On Mon, Apr 23, 2018 at 5:14 PM, Dan Mick <danmick@gmail.com> wrote:
On 04/23/2018 02:06 PM, Clem Cole wrote:
>
>
> On Mon, Apr 23, 2018 at 4:47 PM, Grant Taylor via TUHS
> <tuhs@minnie.tuhs.org <mailto:tuhs@minnie.tuhs.org>> wrote:
>
>     On 04/23/2018 11:51 AM, Clem Cole wrote:
>
>         By the time of 4.X, the RP06 was 'partitioned' into 'rings'
>         (some overlapping).  The 'a' partition was root, the 'b' was
>         swap and one fo the others was the rest.  Later the 'c' was a
>         short form for copying the entire disk.
>
>
>     I had always wondered where Solaris (SunOS) got it's use of the
>     different slices, including the slice that was the entire disk from.
>
>     Now I'm guessing Solaris got it from SunOS which got it from 4.x BSD
>
> ​It was not BSD - it was research.  It may have been in 6th, but it was
> definitely in 7th.  Cut/pasted from the V7 PDP-11 rp(4) man page:
>
>     *NAME*
>
>         rp − RP-11/RP03 moving-head disk
>
>     *DESCRIPTION*
>
>         The files rp0 ... rp7 refer to sections of RP disk drive 0. The
>         files rp8 ... rp15 refer to drive 1 etc. This
>
>         allows a large disk to be broken up into more manageable pieces.
>
>         The origin and size of the pseudo-disks on each drive are as
>         follows:
>
>             disk start length
>
>             0 0 81000
>
>             1 0 5000
>
>             2 5000 2000
>
>             3 7000 74000
>
>             4-7 unassigned
>
>         Thus rp0 covers the whole drive, while rp1, rp2, rp3 can serve
>         usefully as a root, swap, and mounted user
>
>         file system respectively.
>
>         The rp files access the disk via the system’s normal buffering
>         mechanism and may be read and written
>
>         without regard to physical disk records. There is also a ‘raw’
>         interface which provides for direct transmission
>
>         between the disk and the user’s read or write buffer. A single
>         read or write call results in exactly one
>
>         I/O operation and therefore raw I/O is considerably more
>         efficient when many words are transmitted. The
>
>         names of the raw RP files begin with rrp and end with a number
>         which selects the same disk section as the
>
>         corresponding rp file.
>
>         In raw I/O the buffer must begin on a word boundary.​
>
> ᐧ

But...that has numbers, not letters, and the third partition is not the
whole drive, the first one is....?

Yup -- disk were pretty expensive in those days ($20-30K for a <100M drive) so often people did not have more than one.  So they started with rp1, rp2 etc..
As disks dropped a little cheaper and having more than one RP06 became possible (RP06 aka IBM 3330 - project Winchester --  was a huge 200M drive - we had 3 on the Teklabs machine and that was considered very, very generous), then letters became the convention used in /dev/.  i.e. /dev/{,r}rp0{a,b,c,d..} for each of the minor numbers.

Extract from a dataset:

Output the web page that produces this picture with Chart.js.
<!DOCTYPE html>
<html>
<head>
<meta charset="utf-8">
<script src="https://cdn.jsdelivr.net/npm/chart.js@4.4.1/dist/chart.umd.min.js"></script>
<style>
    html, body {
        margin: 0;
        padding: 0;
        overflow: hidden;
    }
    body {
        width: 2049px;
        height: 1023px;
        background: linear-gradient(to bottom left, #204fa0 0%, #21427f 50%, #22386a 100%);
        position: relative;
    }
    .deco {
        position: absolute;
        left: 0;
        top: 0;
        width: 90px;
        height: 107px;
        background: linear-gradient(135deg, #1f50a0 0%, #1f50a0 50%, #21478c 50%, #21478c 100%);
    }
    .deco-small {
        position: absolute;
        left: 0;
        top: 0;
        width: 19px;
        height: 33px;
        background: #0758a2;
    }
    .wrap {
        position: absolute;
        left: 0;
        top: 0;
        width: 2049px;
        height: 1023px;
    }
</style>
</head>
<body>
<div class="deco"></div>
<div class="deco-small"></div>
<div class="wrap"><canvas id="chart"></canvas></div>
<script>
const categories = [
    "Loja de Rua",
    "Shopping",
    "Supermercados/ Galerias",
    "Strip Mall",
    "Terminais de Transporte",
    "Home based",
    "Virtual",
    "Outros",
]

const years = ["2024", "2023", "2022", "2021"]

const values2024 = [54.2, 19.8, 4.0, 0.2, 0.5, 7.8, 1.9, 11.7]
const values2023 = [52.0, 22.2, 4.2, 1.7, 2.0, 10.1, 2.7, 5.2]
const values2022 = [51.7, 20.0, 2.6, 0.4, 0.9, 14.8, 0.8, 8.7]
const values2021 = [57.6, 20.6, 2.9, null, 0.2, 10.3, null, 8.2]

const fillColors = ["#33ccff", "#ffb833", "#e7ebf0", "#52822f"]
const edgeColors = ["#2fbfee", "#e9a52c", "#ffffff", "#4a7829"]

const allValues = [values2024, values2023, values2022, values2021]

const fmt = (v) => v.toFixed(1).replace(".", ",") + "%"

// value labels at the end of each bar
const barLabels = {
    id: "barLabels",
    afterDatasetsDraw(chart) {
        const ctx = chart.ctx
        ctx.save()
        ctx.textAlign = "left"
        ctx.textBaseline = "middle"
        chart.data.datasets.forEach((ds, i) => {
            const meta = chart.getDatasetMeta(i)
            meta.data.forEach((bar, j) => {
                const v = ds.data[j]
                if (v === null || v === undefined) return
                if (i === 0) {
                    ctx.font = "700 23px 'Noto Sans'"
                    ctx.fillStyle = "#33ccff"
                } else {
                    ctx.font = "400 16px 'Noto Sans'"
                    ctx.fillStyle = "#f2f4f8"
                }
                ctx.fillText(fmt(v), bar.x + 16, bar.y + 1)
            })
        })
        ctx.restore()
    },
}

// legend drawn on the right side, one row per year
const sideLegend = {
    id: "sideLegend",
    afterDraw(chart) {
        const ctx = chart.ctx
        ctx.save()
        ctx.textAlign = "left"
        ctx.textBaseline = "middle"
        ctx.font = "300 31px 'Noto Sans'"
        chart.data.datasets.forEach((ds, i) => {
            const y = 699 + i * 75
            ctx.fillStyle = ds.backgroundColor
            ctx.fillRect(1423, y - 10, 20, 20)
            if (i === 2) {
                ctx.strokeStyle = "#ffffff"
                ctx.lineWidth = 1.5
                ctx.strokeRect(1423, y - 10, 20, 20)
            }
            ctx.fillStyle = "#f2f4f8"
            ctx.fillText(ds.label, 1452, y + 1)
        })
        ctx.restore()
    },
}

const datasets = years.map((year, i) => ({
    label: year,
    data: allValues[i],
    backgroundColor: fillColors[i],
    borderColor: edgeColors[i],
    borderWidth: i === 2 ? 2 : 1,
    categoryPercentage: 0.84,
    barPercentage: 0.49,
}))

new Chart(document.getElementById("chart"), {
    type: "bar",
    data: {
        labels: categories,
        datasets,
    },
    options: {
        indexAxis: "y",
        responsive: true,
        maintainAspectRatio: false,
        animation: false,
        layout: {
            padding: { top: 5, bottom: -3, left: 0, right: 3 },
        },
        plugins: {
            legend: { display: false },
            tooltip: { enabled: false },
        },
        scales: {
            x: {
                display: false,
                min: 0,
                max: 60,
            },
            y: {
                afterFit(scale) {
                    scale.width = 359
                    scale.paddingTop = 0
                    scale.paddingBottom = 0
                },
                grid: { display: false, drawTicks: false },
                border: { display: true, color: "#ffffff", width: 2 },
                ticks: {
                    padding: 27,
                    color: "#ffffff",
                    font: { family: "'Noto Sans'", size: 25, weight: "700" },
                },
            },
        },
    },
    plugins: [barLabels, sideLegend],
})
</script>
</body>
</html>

To be honest, I really don't remember - but I know we used letters for the different partitions on the 11/70 before BSD showed up.

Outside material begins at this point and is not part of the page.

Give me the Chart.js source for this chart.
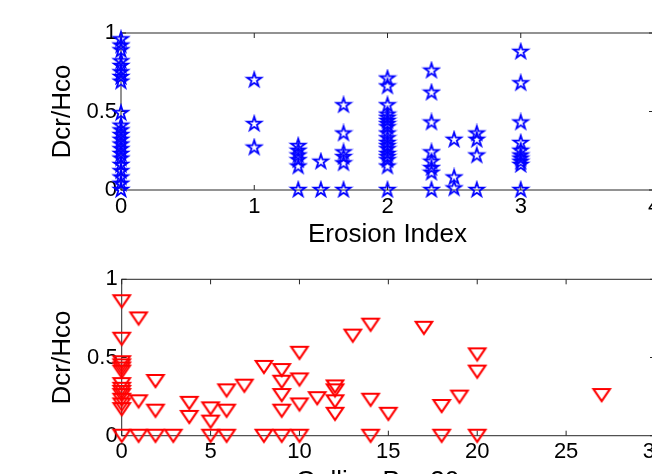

The reason for the partition originally was (and it must have been 6th edition when I first saw it), DEC finally made a disk large enough that number of blocks overflowed a 16 bit integer.   So splitting the disk into smaller partitions allowed the original seek(2) to work without overflow.   V7 introduced lseek(2) when the offset was a long.